Introduction
When you're ready to convert data from your legacy system into Oracle Utilities Customer Care and Billing, you will have analyzed your CIS processing requirements according to your business and organizational needs and set up the control tables accordingly.
Fastpath: 
Refer to the Administration Guide for a complete discussion of the various control tables and the order in which they must be set up.
After the control tables are set up, you are ready to load data into the system from your legacy system. This conversion effort involves several steps as illustrated in the following diagram:
The following points briefly outline each of the above tasks:
Map Legacy Data Into Staging. During this step, your legacy master data (e.g., account, person, premise, meter) and transaction data (e.g., bills, payments, meter reads) is migrated into the system. Notice that you are not migrating this data directly into production. Rather, your rows are loaded into tables that are identical to the production tables; they just have a different owner. Refer to Appendix B - Multiple Owners In A Single Database for information about table ownership.
Warning: 
The above diagram illustrates how the system is configured to support the conversion effort in the standard installation, i.e., the staging tables are in the same database as the production tables (each with a different owner). However, it is possible for the staging tables to be in a separate database. This option requires additional effort on your part (because you would have to copy the control tables from production into your staging database). Please refer to Appendix B - Multiple Owners In A Single Database for information about this alternative.
Mapping legacy data into the system is probably the most challenging part of the conversion process because the system is a normalized database (and most legacy applications are not).
Validate (a). During the validation (a) step, the system validates the data you loaded into the staging tables. Two types of validation programs exist:
Object Validation Programs. Each of the system's master data objects (e.g., person, account, premise, meter, etc.) is validated using the same logic that is used to validate data added by users in your production system.
Referential Integrity Validation Programs. After you have successfully validated the master data objects, the referential integrity validation programs are executed to validate transaction data and to highlight "orphaned" rows. These programs check the validity of the foreign keys on all rows on all tables.
Note: 
Control tables from production. It's important to notice that the validation programs validate your staging data using the control tables that have been set up in production. Refer to Appendix B- Multiple Owners In A Single Database for a description of how this works.
Tidy Balances. During this step, the system creates adjustments that cause each SA's current and payoff balances to equal the desired balances. The desired balances are supplied on a flat file prepared by you.
Balance Control (a). During this step, you run the balance control program and then verify that the balances that it generates are consistent with the balances in your legacy system.
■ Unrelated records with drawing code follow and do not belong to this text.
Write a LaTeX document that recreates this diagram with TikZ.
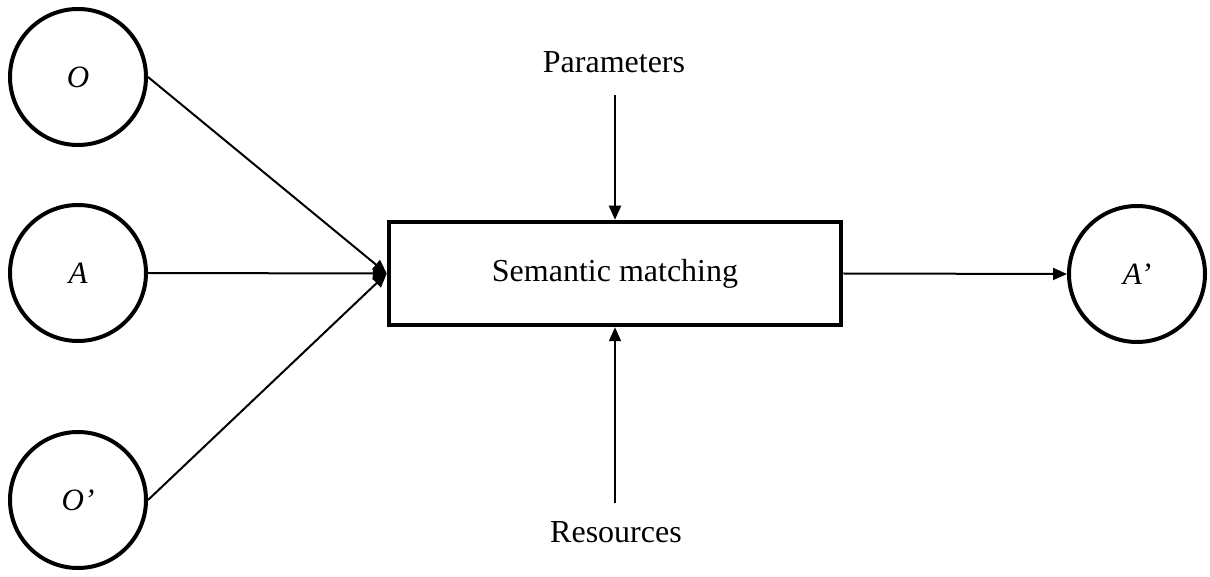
\documentclass[tikz,border=0pt]{standalone}
\usepackage{fontspec}
\setmainfont{Liberation Serif}
\usetikzlibrary{arrows.meta}
\begin{document}
\begin{tikzpicture}[x=1pt,y=1pt,
  circ/.style={draw,circle,line width=4pt,minimum size=136pt,inner sep=0pt,font=\fontsize{31}{37}\selectfont\itshape},
  procbox/.style={draw,rectangle,line width=4.5pt,minimum width=452pt,minimum height=103pt,inner sep=0pt,font=\fontsize{32}{38}\selectfont},
  lbl/.style={font=\fontsize{32}{38}\selectfont,inner sep=0pt,anchor=base},
  conn/.style={line width=2pt,-{Triangle[length=14pt,width=12pt]}}]
\useasboundingbox (0,0) rectangle (1210,576);
\node[circ] (O) at (78,499) {O};
\node[circ] (A) at (78,303) {A};
\node[circ] (Op) at (78,76) {O’};
\node[circ] (Ap) at (1137,302) {A’};
\node[procbox] (sm) at (615,302.5) {Semantic matching};
\node[lbl] (par) at (614,503) {Parameters};
\node[lbl] (res) at (616,34) {Resources};
\coordinate (pstart) at (615,481);
\coordinate (rstart) at (615,73);
\draw[conn] (O.east) -- (sm.west);
\draw[conn] (A.east) -- (sm.west);
\draw[conn] (Op.east) -- (sm.west);
\draw[conn] (sm.east) -- (Ap.west);
\draw[conn] (pstart) -- (sm.north);
\draw[conn] (rstart) -- (sm.south);
\end{tikzpicture}
\end{document}
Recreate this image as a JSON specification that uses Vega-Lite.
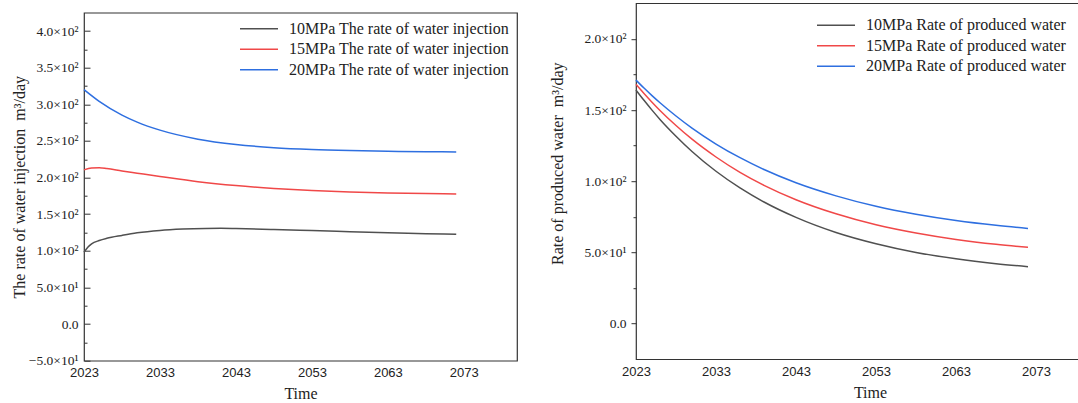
{
  "$schema": "https://vega.github.io/schema/vega-lite/v6.json",
  "background": "white",
  "padding": {"left": 10, "top": 2, "right": 0, "bottom": 0},
  "spacing": 30,
  "center": true,
  "config": {
    "view": {"stroke": "#333333", "strokeWidth": 1.2},
    "font": "Liberation Serif",
    "axis": {"domain": false, "grid": false, "labelFont": "Liberation Serif", "labelFontSize": 13.5, "labelColor": "#222222", "titleFont": "Liberation Serif", "titleFontSize": 16, "titleFontWeight": "normal", "titleColor": "#222222", "tickColor": "#333333", "tickWidth": 1},
    "legend": {"labelFont": "Liberation Serif", "labelFontSize": 16, "labelColor": "#222222", "padding": 0, "labelLimit": 400, "rowPadding": 4.5}
  },
  "datasets": {
    "inj": [
      {"year": 2023, "series": "10MPa The rate of water injection", "value": 98},
      {"year": 2023.5, "series": "10MPa The rate of water injection", "value": 105},
      {"year": 2024, "series": "10MPa The rate of water injection", "value": 109.5},
      {"year": 2025, "series": "10MPa The rate of water injection", "value": 114},
      {"year": 2026, "series": "10MPa The rate of water injection", "value": 117},
      {"year": 2028, "series": "10MPa The rate of water injection", "value": 121},
      {"year": 2030, "series": "10MPa The rate of water injection", "value": 124.5},
      {"year": 2033, "series": "10MPa The rate of water injection", "value": 127.8},
      {"year": 2036, "series": "10MPa The rate of water injection", "value": 129.6},
      {"year": 2039, "series": "10MPa The rate of water injection", "value": 130.5},
      {"year": 2041, "series": "10MPa The rate of water injection", "value": 130.7},
      {"year": 2043, "series": "10MPa The rate of water injection", "value": 130.4},
      {"year": 2048, "series": "10MPa The rate of water injection", "value": 129.1},
      {"year": 2053, "series": "10MPa The rate of water injection", "value": 127.6},
      {"year": 2058, "series": "10MPa The rate of water injection", "value": 126.1},
      {"year": 2063, "series": "10MPa The rate of water injection", "value": 124.7},
      {"year": 2068, "series": "10MPa The rate of water injection", "value": 123.4},
      {"year": 2072, "series": "10MPa The rate of water injection", "value": 122.5},
      {"year": 2023, "series": "15MPa The rate of water injection", "value": 210.5},
      {"year": 2024, "series": "15MPa The rate of water injection", "value": 213},
      {"year": 2025, "series": "15MPa The rate of water injection", "value": 213.3},
      {"year": 2026, "series": "15MPa The rate of water injection", "value": 212.3},
      {"year": 2028, "series": "15MPa The rate of water injection", "value": 209},
      {"year": 2030, "series": "15MPa The rate of water injection", "value": 206},
      {"year": 2033, "series": "15MPa The rate of water injection", "value": 201.5},
      {"year": 2038, "series": "15MPa The rate of water injection", "value": 194.3},
      {"year": 2043, "series": "15MPa The rate of water injection", "value": 189},
      {"year": 2048, "series": "15MPa The rate of water injection", "value": 185.2},
      {"year": 2053, "series": "15MPa The rate of water injection", "value": 182.3},
      {"year": 2058, "series": "15MPa The rate of water injection", "value": 180.3},
      {"year": 2063, "series": "15MPa The rate of water injection", "value": 179},
      {"year": 2068, "series": "15MPa The rate of water injection", "value": 178.1},
      {"year": 2072, "series": "15MPa The rate of water injection", "value": 177.6},
      {"year": 2023, "series": "20MPa The rate of water injection", "value": 320},
      {"year": 2025, "series": "20MPa The rate of water injection", "value": 304},
      {"year": 2028, "series": "20MPa The rate of water injection", "value": 285.3},
      {"year": 2030, "series": "20MPa The rate of water injection", "value": 275.7},
      {"year": 2033, "series": "20MPa The rate of water injection", "value": 264.7},
      {"year": 2038, "series": "20MPa The rate of water injection", "value": 252.4},
      {"year": 2043, "series": "20MPa The rate of water injection", "value": 245.1},
      {"year": 2048, "series": "20MPa The rate of water injection", "value": 240.8},
      {"year": 2053, "series": "20MPa The rate of water injection", "value": 238.3},
      {"year": 2058, "series": "20MPa The rate of water injection", "value": 236.8},
      {"year": 2063, "series": "20MPa The rate of water injection", "value": 235.8},
      {"year": 2068, "series": "20MPa The rate of water injection", "value": 235.3},
      {"year": 2072, "series": "20MPa The rate of water injection", "value": 235}
    ],
    "prod": [
      {"year": 2023, "series": "10MPa Rate of produced water", "value": 164},
      {"year": 2024, "series": "10MPa Rate of produced water", "value": 156.8},
      {"year": 2025, "series": "10MPa Rate of produced water", "value": 149.9},
      {"year": 2026, "series": "10MPa Rate of produced water", "value": 143.4},
      {"year": 2028, "series": "10MPa Rate of produced water", "value": 131.6},
      {"year": 2030, "series": "10MPa Rate of produced water", "value": 120.9},
      {"year": 2033, "series": "10MPa Rate of produced water", "value": 107},
      {"year": 2036, "series": "10MPa Rate of produced water", "value": 95.3},
      {"year": 2039, "series": "10MPa Rate of produced water", "value": 85.4},
      {"year": 2043, "series": "10MPa Rate of produced water", "value": 74.6},
      {"year": 2048, "series": "10MPa Rate of produced water", "value": 64},
      {"year": 2053, "series": "10MPa Rate of produced water", "value": 56.1},
      {"year": 2058, "series": "10MPa Rate of produced water", "value": 50},
      {"year": 2063, "series": "10MPa Rate of produced water", "value": 45.5},
      {"year": 2068, "series": "10MPa Rate of produced water", "value": 42.1},
      {"year": 2072, "series": "10MPa Rate of produced water", "value": 40},
      {"year": 2023, "series": "15MPa Rate of produced water", "value": 168},
      {"year": 2024, "series": "15MPa Rate of produced water", "value": 161.6},
      {"year": 2025, "series": "15MPa Rate of produced water", "value": 155.5},
      {"year": 2026, "series": "15MPa Rate of produced water", "value": 149.7},
      {"year": 2028, "series": "15MPa Rate of produced water", "value": 139.1},
      {"year": 2030, "series": "15MPa Rate of produced water", "value": 129.5},
      {"year": 2033, "series": "15MPa Rate of produced water", "value": 117},
      {"year": 2036, "series": "15MPa Rate of produced water", "value": 106.2},
      {"year": 2039, "series": "15MPa Rate of produced water", "value": 97.1},
      {"year": 2043, "series": "15MPa Rate of produced water", "value": 87},
      {"year": 2048, "series": "15MPa Rate of produced water", "value": 77.1},
      {"year": 2053, "series": "15MPa Rate of produced water", "value": 69.4},
      {"year": 2058, "series": "15MPa Rate of produced water", "value": 63.6},
      {"year": 2063, "series": "15MPa Rate of produced water", "value": 59.1},
      {"year": 2068, "series": "15MPa Rate of produced water", "value": 55.7},
      {"year": 2072, "series": "15MPa Rate of produced water", "value": 53.6},
      {"year": 2023, "series": "20MPa Rate of produced water", "value": 171},
      {"year": 2024, "series": "20MPa Rate of produced water", "value": 165.4},
      {"year": 2025, "series": "20MPa Rate of produced water", "value": 160.1},
      {"year": 2026, "series": "20MPa Rate of produced water", "value": 155.1},
      {"year": 2028, "series": "20MPa Rate of produced water", "value": 145.8},
      {"year": 2030, "series": "20MPa Rate of produced water", "value": 137.3},
      {"year": 2033, "series": "20MPa Rate of produced water", "value": 126.1},
      {"year": 2036, "series": "20MPa Rate of produced water", "value": 116.5},
      {"year": 2039, "series": "20MPa Rate of produced water", "value": 108.2},
      {"year": 2043, "series": "20MPa Rate of produced water", "value": 98.9},
      {"year": 2048, "series": "20MPa Rate of produced water", "value": 89.7},
      {"year": 2053, "series": "20MPa Rate of produced water", "value": 82.4},
      {"year": 2058, "series": "20MPa Rate of produced water", "value": 76.8},
      {"year": 2063, "series": "20MPa Rate of produced water", "value": 72.4},
      {"year": 2068, "series": "20MPa Rate of produced water", "value": 69},
      {"year": 2072, "series": "20MPa Rate of produced water", "value": 66.8}
    ]
  },
  "resolve": {"scale": {"color": "independent"}},
  "hconcat": [
    {
      "width": 433,
      "height": 348,
      "title": {"text": " ", "fontSize": 10, "offset": 0},
      "data": {"name": "inj"},
      "mark": {"type": "line", "interpolate": "monotone", "strokeWidth": 1.5},
      "encoding": {
        "x": {"field": "year", "type": "quantitative", "scale": {"domain": [2023, 2080], "nice": false, "zero": false},
          "axis": {"title": "Time", "values": [2023, 2033, 2043, 2053, 2063, 2073], "format": "d", "ticks": false, "labelFont": "Liberation Sans", "labelFontSize": 13, "labelFlush": false, "labelPadding": 6, "titlePadding": 6, "titleFont": "Liberation Serif"}},
        "y": {"field": "value", "type": "quantitative", "scale": {"domain": [-50, 425], "nice": false, "zero": false},
          "axis": {"title": "The rate of water injection\u00a0\u00a0m³/day", "titleX": -65, "titleBaseline": "middle", "titleFont": "Liberation Serif",
            "values": [-50, -25, 0, 25, 50, 75, 100, 125, 150, 175, 200, 225, 250, 275, 300, 325, 350, 375, 400],
            "tickSize": {"condition": {"test": "datum.value % 50 !== 0", "value": -3}, "value": -6},
            "labelPadding": 12, "labelFont": "Liberation Serif",
            "labelExpr": "datum.value % 50 !== 0 ? '' : datum.value === 0 ? '0.0' : format(datum.value / (abs(datum.value) >= 100 ? 100 : 10), '.1f') + '×10' + (abs(datum.value) >= 100 ? '²' : '¹')"}},
        "color": {"field": "series", "type": "nominal",
          "scale": {"domain": ["10MPa The rate of water injection", "15MPa The rate of water injection", "20MPa The rate of water injection"], "range": ["#505050", "#f04848", "#2e6fe0"]},
          "legend": {"title": null, "orient": "top-right", "offset": 8, "symbolType": "M-1,0H37", "symbolSize": 4, "symbolStrokeWidth": 1.5, "labelOffset": 40, "labelFont": "Liberation Serif"}}
      }
    },
    {
      "width": 444,
      "height": 356,
      "data": {"name": "prod"},
      "mark": {"type": "line", "interpolate": "monotone", "strokeWidth": 1.5},
      "encoding": {
        "x": {"field": "year", "type": "quantitative", "scale": {"domain": [2023, 2078.5], "nice": false, "zero": false},
          "axis": {"title": ["Time", ""], "titleLineHeight": 11, "titleX": 234, "values": [2023, 2033, 2043, 2053, 2063, 2073], "format": "d", "ticks": false, "labelFont": "Liberation Sans", "labelFontSize": 13, "labelFlush": false, "labelPadding": 6, "titlePadding": 6, "titleFont": "Liberation Serif"}},
        "y": {"field": "value", "type": "quantitative", "scale": {"domain": [-25, 225], "nice": false, "zero": false},
          "axis": {"title": "Rate of produced water\u00a0\u00a0m³/day", "titleX": -79, "titleY": 160, "titleAlign": "center", "titleBaseline": "middle", "titleFont": "Liberation Serif",
            "values": [0, 25, 50, 75, 100, 125, 150, 175, 200],
            "tickSize": {"condition": {"test": "datum.value % 50 !== 0", "value": 3}, "value": 5},
            "labelPadding": 5, "labelFont": "Liberation Serif",
            "labelExpr": "datum.value % 50 !== 0 ? '' : datum.value === 0 ? '0.0' : format(datum.value / (abs(datum.value) >= 100 ? 100 : 10), '.1f') + '×10' + (abs(datum.value) >= 100 ? '²' : '¹')"}},
        "color": {"field": "series", "type": "nominal",
          "scale": {"domain": ["10MPa Rate of produced water", "15MPa Rate of produced water", "20MPa Rate of produced water"], "range": ["#505050", "#f04848", "#2e6fe0"]},
          "legend": {"title": null, "orient": "top-right", "offset": 14, "symbolType": "M-1,0H37", "symbolSize": 4, "symbolStrokeWidth": 1.5, "labelOffset": 40, "labelFont": "Liberation Serif"}}
      }
    }
  ]
}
Clear FT's Balance Control. In the previous step, the system creates a balance control and links it to the FT's. If the balance control's balances are consistent with the amount of receivables being transferred into the system, you should run the Clear FT's Balance Control program. This program simply resets the Balance Control column on the FT so that the FT's can be included in a balance control (see the last step below) after they have been transferred to production.
Assign Production Keys. During this step, the system allocates random, clustered keys to the rows in the staging database.
Insert Rows Into Production. During this step, the system populates your production tables with rows from the staging. When the rows are inserted, their prime keys are reassigned using the data populated in the previous step.
Balance Control (b). During this step, you run the balance control program against production. You do this to verify the balances in production are consistent with the values of receivables converted from your legacy application.
Validate (b). During this step, you rerun the object validation programs, but this time against production. We recommend rerunning these programs to confirm that the insertion programs have executed successfully. We recommend running these programs in random sample mode (e.g., validate every 1000th object) rather than conducting a full validation in order to save time. However, if you have time, you should run these programs in full validation mode (to validate every object).